Monday, January 27, 2014

Hawmps! (1976)



          After scoring a surprise box-office hit with the independently made canine adventure Benji (1974), director Joe Camp was in a position to try something different—so for his second feature, he used a little-known historical episode from the pre-Civil War era as the basis for a gentle comedic romp. Hawmps! depicts the misadventures of a U.S. Army squad tasked with testing camels as possible replacements for horses in desert outposts. Given the nature of Camp’s previous film, it’s surprising that very little of the picture is devoted to the specifics of animal behavior—in fact, only two of the camels are given memorable names and “personalities.” Instead of focusing on critters, Camp builds jokes around the broadly sketched—and unapologetically clichéd—characters populating the Army squad, including a drunken Irishman, an inexperienced lieutenant, and a stalwart drill sergeant. The only surprising character is an Arabian camel trainer named H. Jolly, played by Gino Conforti, because the character is a British-schooled dandy with a monocle.
          Hawmps! is shallow and silly, but it basically works in an undemanding sort of way. Whether Camp is staging elaborate slapstick sequences of barroom brawls or vignettes of dehydrated soldiers trudging through the desert, the director keeps things amiable and lively. Plus, the picture is billed right in the opening credits as “a family film by Joe Camp,” so the mandate clearly was to make lighthearted entertainment suitable for very young viewers. And if Hawmps! is ultimately little more than a Disney knock-off made without the glossy cinematography and lavish production values one normally associates with Disney’s live-action fare, the movie has the benefit of an offbeat historical basis, and Camp resists the sentimental excesses that make similar Disney movies (such as the Apple Dumpling Gang pictures) unnecessarily saccharine.
          James Hampton, a pleasant comic actor who costarred in the ’60s series F Troop, which was something of a stylistic precedent for this movie, plays Lt. Clemmons, a Washington, D.C., gofer who gets assigned the thankless task of supervising the camel experiment. Upon arriving at an outpost in the West, Clemmons takes command of a squad led by Sgt.

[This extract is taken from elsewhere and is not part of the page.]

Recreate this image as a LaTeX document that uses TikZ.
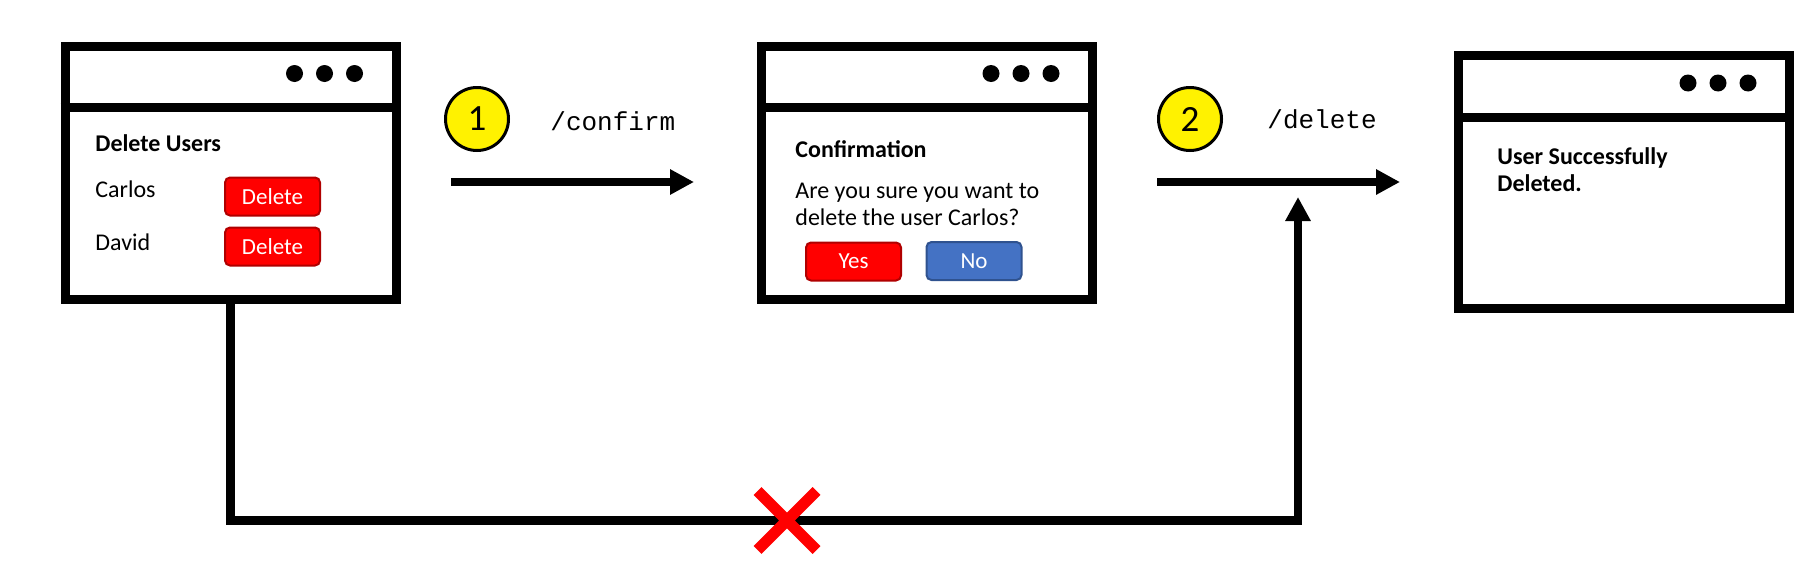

Tibbs (Christopher Connelly), even though Tibbs’ men all misunderstood their orders and thought they were getting Arabian horses instead of Arabian camels. High jinks ensue as the camel-riding soldiers clash with the cantankerous sergeant (Slim Pickens) of a rival squad, and with an outlaw (Jack Elam) who commands a town filled with criminals. The movie features lots of chaotic physical comedy—people falling off camels or tripping into mud, and so on—and the dialogue is occasionally cartoonish. Still, most of the actors in Hawmps! are stone-cold pros, including those previously mentioned plus Denver Pyle, and the sight of bluecoated U.S. soldiers chasing after crooks or Indians while riding on camels is reliably amusing.